Catch 22 voor ECB
Markt concludeert voorlopig: uitstel, maar geen aftel
De Europese centrale bank (ECB) vergadert volgende week voor een tweede keer dit jaar. Op de eerste vergadering gaf ECB-topvrouw Lagarde voor het eerste opwaartse inflatierisico’s toe rond de voorspellingen van de centrale bank. Bovendien was Frankfurt unaniem verrast over opwaartse inflatieverrassingen in december en januari. De verbale bocht van Lagarde kreeg gevolg van verschillende andere ECB-kopstukken. De consensus luidt dat de ECB haar aankoopprogramma van activa vroeger dan tot nu toe aangegeven zal stopzetten, om de handen vrij te hebben om de beleidsrente dit jaar nog te verhogen – iets wat Lagarde op het vorige vragenuurtje met de pers niet langer uitsloot.
Morgen staan de inflatiecijfers van februari op de agenda. Nationale cijfers in Frankrijk (4.1% j/j), Spanje (7.5% j/j) , België (8.04% j/j), Italië (6.2% j/j) en zopas nog Duitsland (5.5% j/j) laten geen discussie mogelijk: Europese inflatie loopt nog verder (en sneller) op. De markt stelde haar verwachting ondertussen al bij naar een stijging van 5.1% j/j tot 5.6% j/j. Bovendien stijgen de energie- en grondstoffenprijzen ongemeen hard verder tijdens het geopolitieke conflict in Oekraïne. Ze stellen het tijdelijk hogere karakter verder in vraag en zullen de ECB aanzetten tot significante opwaartse herzieningen van haar inflatieprognoses. In december waren ze 3.2%-1.8%-1.8% voor de periode 2022-2024. Nu zal minstens ook de 2023-voorspelling boven de 2%-doelstelling uitstijgen. Het enige gepaste (monetaire) antwoord is overgaan tot een versnelde beleidsnormalisatie, de strategische bocht die vorige maand werd ingezet.
Tot eind vorige week bleef de markt overtuigd van die visie. Ze speelde in haar achterhoofd met positieve beleidsrentes.
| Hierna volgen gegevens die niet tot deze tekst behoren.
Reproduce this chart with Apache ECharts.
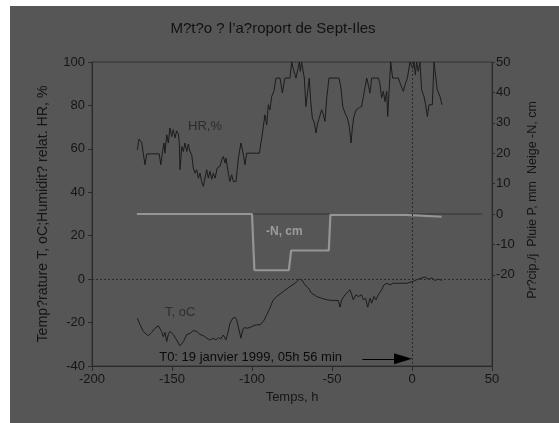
<!DOCTYPE html>
<html>
<head>
<meta charset="utf-8">
<script src="https://cdn.jsdelivr.net/npm/echarts@6/dist/echarts.min.js"></script>
<style>
html,body{margin:0;padding:0;background:#ffffff;}
#chart{position:absolute;left:10px;top:6px;width:549px;height:417px;}
</style>
</head>
<body>
<div id="chart"></div>
<script>
// ---- Data ----
var titleText = 'M?t?o ? l’a?roport de Sept-Iles';
var xTicks = [-200, -150, -100, -50, 0, 50];
var leftTicks = [-40, -20, 0, 20, 40, 60, 80, 100];
var rightTickLabels = [-20, -10, 0, 10, 20, 30, 40, 50];

var hrTime = [-171.7,-170.6,-169,-166.9,-165.8,-162.7,-158,-157,-155.9,-155,-154.4,-153.3,-152.3,-151.3,-150.2,-149.2,-148.1,-147.1,-146,-145.4,-145,-143.9,-142.9,-141.9,-140.8,-139.8,-138.8,-137.7,-136.7,-135.6,-134.6,-133.5,-132.5,-131.5,-130.4,-129.4,-128.3,-127.3,-126.3,-125.2,-124.2,-123.1,-121.7,-120,-118.9,-117.9,-116.9,-116.3,-114.8,-113.8,-112.7,-111.7,-110,-108.5,-106.9,-105.4,-104.4,-103.3,-95.4,-93.9,-91.9,-90.8,-89.8,-88.8,-87.7,-86.3,-85,-82.5,-81.9,-81,-80,-79.4,-76.3,-75.2,-74.2,-73.8,-72.5,-70.4,-69.8,-69,-68,-67.3,-66.3,-65.2,-64.2,-63.3,-62.3,-61,-60,-58.9,-57.9,-56.5,-55.4,-54.4,-53.3,-51.9,-45.6,-44.4,-43.3,-41.9,-40.4,-39.2,-38.1,-37.3,-36.3,-34.9,-32.9,-31.5,-30.4,-29.4,-28.3,-27.1,-26.3,-25.2,-21,-20,-19,-17.9,-16.9,-15.8,-15.2,-13.3,-12.1,-8.5,-7.1,-5.4,-4.4,-2.9,-1.25,-0.2,0.4,1.25,2.1,2.9,3.9,5,6,7.5,8.5,9.6,10.6,12.7,13.75,14.8,15.8,17.5,18.75];
var hrValues = [59.6,64.5,63,52.7,57.6,57.7,57.7,52.7,58.8,62.7,58,66.5,62.7,69.6,65.7,68.8,65,68.3,66.8,62.7,50.4,61.1,58.8,62.7,58.8,62.2,58.8,57.3,51.2,48.8,50.4,46.5,48.8,45,42.7,46.5,50.4,46.5,49.6,46,48.8,46.5,51.2,52,55,56.5,53.5,55.8,48.8,45,48.1,45,45,55.8,62.7,57.3,52.7,58,58,65,75.7,71.1,80.3,78,84.1,86.5,92.6,92.6,89.8,85.7,90.3,92.6,92.6,100,100,95.7,92.6,100,95.7,100,100,92.6,79.5,86.5,92.6,81.8,74.2,71.9,67.3,71.9,72.6,78,75.7,72.6,83.4,92.6,92.6,88,79.5,76.5,74.2,70.3,62.7,69.6,74.9,78,79,79.5,84.1,85,92.6,88.8,85.7,92.6,92.6,89.8,83.4,86.5,81.8,86.5,74.9,100,92.6,92.6,89.5,86.5,89.5,92.6,100,100,97,100,94,100,95.7,100,87.2,84.1,80.3,74.9,80.3,80.3,100,93.3,87.2,84.1,80.3];

var tTime = [-171.7,-170,-167.9,-164.8,-162.7,-160.6,-158.5,-156.5,-155.4,-154.4,-153.3,-152.3,-151.3,-150.2,-149.2,-147.1,-145,-142.9,-140.8,-138.8,-136.7,-134.6,-132.5,-130.4,-128.3,-126.3,-125.2,-124.2,-122.5,-121,-119.6,-117.9,-116.3,-114.8,-113.8,-112,-110.6,-109.6,-108.1,-106.9,-105.8,-104.8,-103.3,-101.3,-99.2,-97.1,-95,-92.9,-91.3,-89.8,-88.8,-87.7,-86.7,-84.6,-80.4,-76.25,-73.1,-70.4,-69,-66.9,-64.8,-62.7,-59.6,-56.5,-53.3,-50.2,-46,-45,-43.9,-41.9,-38.75,-37.7,-36.7,-35,-33.5,-31.5,-30.4,-29,-27.7,-26.25,-25.2,-23.75,-22.5,-21,-19,-17.5,-15.8,-13.75,-11.7,-8.5,-3.3,0.4,2.9,6,8.1,10.2,12.3,14.4,16.5,18.5];
var tValues = [-18,-21,-24.1,-26.1,-24.5,-22.6,-21.5,-24.1,-26.5,-24.5,-28.8,-25.5,-24.1,-23.5,-25.5,-28,-30.7,-28.8,-25.5,-25,-23.7,-24.1,-25.5,-26,-27.2,-28,-28.8,-27.2,-28,-26.9,-27.6,-25.7,-28,-24.1,-20.3,-18,-17.5,-18.7,-23.4,-27.2,-23.4,-22.3,-22.6,-22.3,-21.5,-21,-21,-19.5,-17.2,-14.9,-13.4,-11.1,-9.6,-8,-5.7,-3.4,-1.9,0,-0.3,-2.6,-4.1,-6.5,-8,-8.8,-9.5,-9.8,-9.8,-12.9,-9.5,-7.2,-4.9,-7.2,-9.5,-7.2,-8,-7.2,-9.5,-8.8,-12.9,-8.8,-11.1,-8,-9.5,-7.2,-4.9,-2.6,-1.9,-2.6,-1.9,-1.9,-1.9,-1.1,-0.3,0.5,1,0,0.5,-0.6,0,-0.6];

var snowTime = [-172,-100,-98.5,-77,-75.5,-52,-51,-4,-3,18.5];
var snowValues = [0,0,-18.5,-18.5,-12,-12,-0.3,-0.3,-0.9,-0.9];

var rainTime = [-172, 44];
var rainValues = [0, 0];

var t0Label = 'T0: 19 janvier 1999, 05h 56 min';
var arrowStart = [-31, -36.7];
var arrowEnd = [-5.6, -36.7];

function pairs(xs, ys){ return xs.map(function(x,i){ return [x, ys[i]]; }); }

var FONT = "'Liberation Sans', Arial, sans-serif";
var TXT = '#151515';
var AX = '#2a2a2a';

var chart = echarts.init(document.getElementById('chart'), null, {renderer:'canvas'});
var option = {
  backgroundColor: '#565656',
  animation: false,
  textStyle: {fontFamily: FONT},
  title: {
    text: titleText, left: 258, top: 10, textAlign: 'center',
    textStyle: {fontFamily: FONT, fontSize: 15, fontWeight: 'normal', color: '#111'}
  },
  grid: {left: 82, right: 67, top: 56, bottom: 57, show: true, borderColor: '#333', borderWidth: 1, backgroundColor: 'transparent'},
  xAxis: {
    type: 'value', min: -200, max: 50, interval: 50,
    name: 'Temps, h', nameLocation: 'middle', nameGap: 23,
    nameTextStyle: {fontFamily: FONT, fontSize: 13, color: TXT},
    axisLine: {show: true, onZero: false, lineStyle: {color: AX}},
    axisTick: {show: true, inside: false, length: 5, lineStyle: {color: AX}},
    axisLabel: {fontFamily: FONT, fontSize: 13, color: TXT, margin: 7,
      customValues: xTicks},
    splitLine: {show: false}
  },
  yAxis: [{
    type: 'value', position: 'left', min: -40, max: 100, interval: 20,
    name: 'Temp?rature T, oC;Humidit? relat. HR, %', nameLocation: 'middle', nameGap: 42, nameRotate: 90,
    nameTextStyle: {fontFamily: FONT, fontSize: 14.2, color: TXT},
    axisLine: {show: true, onZero: false, lineStyle: {color: AX}},
    axisTick: {show: true, length: 4, lineStyle: {color: AX}},
    axisLabel: {fontFamily: FONT, fontSize: 13, color: TXT, margin: 7, customValues: leftTicks},
    splitLine: {show: false}
  }, {
    type: 'value', position: 'right', min: -50, max: 50, interval: 10,
    name: 'Pr?cip./j  Pluie P, mm  Neige -N, cm', nameLocation: 'middle', nameGap: 29, nameRotate: 90,
    nameTextStyle: {fontFamily: FONT, fontSize: 12.5, color: TXT, padding: [0, 0, 0, 28]},
    axisLine: {show: true, onZero: false, lineStyle: {color: AX}},
    axisTick: {show: true, length: 3, lineStyle: {color: AX}, customValues: rightTickLabels},
    axisLabel: {fontFamily: FONT, fontSize: 13, color: TXT, margin: 4, customValues: rightTickLabels},
    splitLine: {show: false}
  }],
  series: [
    {
      name: 'P', type: 'line', yAxisIndex: 1, data: pairs(rainTime, rainValues),
      showSymbol: false, symbol: 'none', lineStyle: {color: '#333', width: 1}, z: 2, silent: true
    },
    {
      name: 'N', type: 'line', yAxisIndex: 1, data: pairs(snowTime, snowValues),
      showSymbol: false, symbol: 'none', lineStyle: {color: '#959595', width: 2.2}, z: 3, silent: true,
      markPoint: {
        symbol: 'circle', symbolSize: 0, silent: true,
        data: [{coord: [-91.25, -5.9], label: {show: true, formatter: '-N, cm', position: 'right', distance: 0,
          fontFamily: FONT, fontSize: 12, fontWeight: 'bold', color: '#9c9c9c'}}]
      }
    },
    {
      name: 'HR', type: 'line', yAxisIndex: 0, data: pairs(hrTime, hrValues),
      showSymbol: false, symbol: 'none', lineStyle: {color: '#1c1c1c', width: 1}, z: 4, silent: true,
      markPoint: {
        symbol: 'circle', symbolSize: 0, silent: true,
        data: [{coord: [-140, 70.2], label: {show: true, formatter: 'HR,%', position: 'right', distance: 0,
          fontFamily: FONT, fontSize: 13, color: '#2c2c2c'}}]
      }
    },
    {
      name: 'T', type: 'line', yAxisIndex: 0, data: pairs(tTime, tValues),
      showSymbol: false, symbol: 'none', lineStyle: {color: '#1c1c1c', width: 1}, z: 4, silent: true,
      markPoint: {
        symbol: 'circle', symbolSize: 0, silent: true,
        data: [
          {coord: [-154.4, -15.4], label: {show: true, formatter: 'T, oC', position: 'right', distance: 0,
            fontFamily: FONT, fontSize: 13, color: '#2e2e2e'}},
          {coord: [-158, -36.1], label: {show: true, formatter: t0Label, position: 'right', distance: 0,
            fontFamily: FONT, fontSize: 13, color: '#0a0a0a'}}
        ]
      },
      markLine: {
        silent: true, animation: false,
        data: [
          [{coord: [-200, 0], symbol: 'none', lineStyle: {color: '#2a2a2a', type: [2, 2], width: 1}},
           {coord: [50, 0], symbol: 'none'}],
          [{coord: [0, 100], symbol: 'none', lineStyle: {color: '#2a2a2a', type: [2, 2], width: 1}},
           {coord: [0, -40], symbol: 'none'}],
          [{coord: arrowStart, symbol: 'none', lineStyle: {color: '#000', type: 'solid', width: 1.2}},
           {coord: arrowEnd, symbol: 'triangle', symbolSize: [11, 18]}]
        ],
        label: {show: false},
        lineStyle: {color: '#2a2a2a'},
        emphasis: {disabled: true}
      }
    }
  ]
};
chart.setOption(option);
</script>
</body>
</html>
Gisteren en vandaag slaat de paniek voor het eerst echt over van de beurzen op de rentemarkten. De rentemarkt twijfelt aan de vastberadenheid van de ECB om in de huidige onzekerheid het officiële normalisatiesignaal te geven. Blijvend hoge inflatie vreet immers aan het beschikbare inkomen van de consument en zorgt voor(investerings)uitstelgedrag bij bedrijven die geconfronteerd worden met een grotere kostenmassa. De repercussies voor de groei zullen er zijn. En zo wordt de Catch-22 van de ECB nog groter: niets doen in het onzekere klimaat om op korte termijn de groei te krikken, met als risico dat inflatie(verwachtingen) niet meer onder controle geraken. Of toch doorzetten met de strategische beleidsbocht om inflatie in te tomen, met het risico om een extra laag onzekerheid toe te voegen in volatiele markttijden en de groei extra onder druk te zetten.
Tot eind vorige week hield de Europese geldmarkt rekening met positieve euriborrentes eind dit jaar. Op vandaag is de eind 2022 renteverwachting -0.15%. Ondanks de zeer ongelukkige timing van de cruciale ECB-vergadering, te midden van de oorlogsescalatie, gaat de markt dus nog steeds uit van normalisatie later dit jaar. De eind 2023-renteverwachting is nu 0.5% tov 0.75% eind vorige week. De houdbaarheidsdatum van geopolitieke thema’s voor financiële markten blijft doorgaans eerder kort, hoe erg de situatie ter plekke nu ook is. De boodschap luidt dus vooral uitstel (tot april of juni?) maar geen afstel om de inflatiestrijd aan te vatten. Europese swaprentes hielden tot vrijdag zeer goed stand, maar verliezen nu toch langzaamaan eerste kortetermijnsteunniveaus over de volledige curve (2j < 0.1%; 5j < 0.5%; 10j < 0.77%). EUR/USD handhaaft zich nog steeds boven de 1.1106/21-steunzone.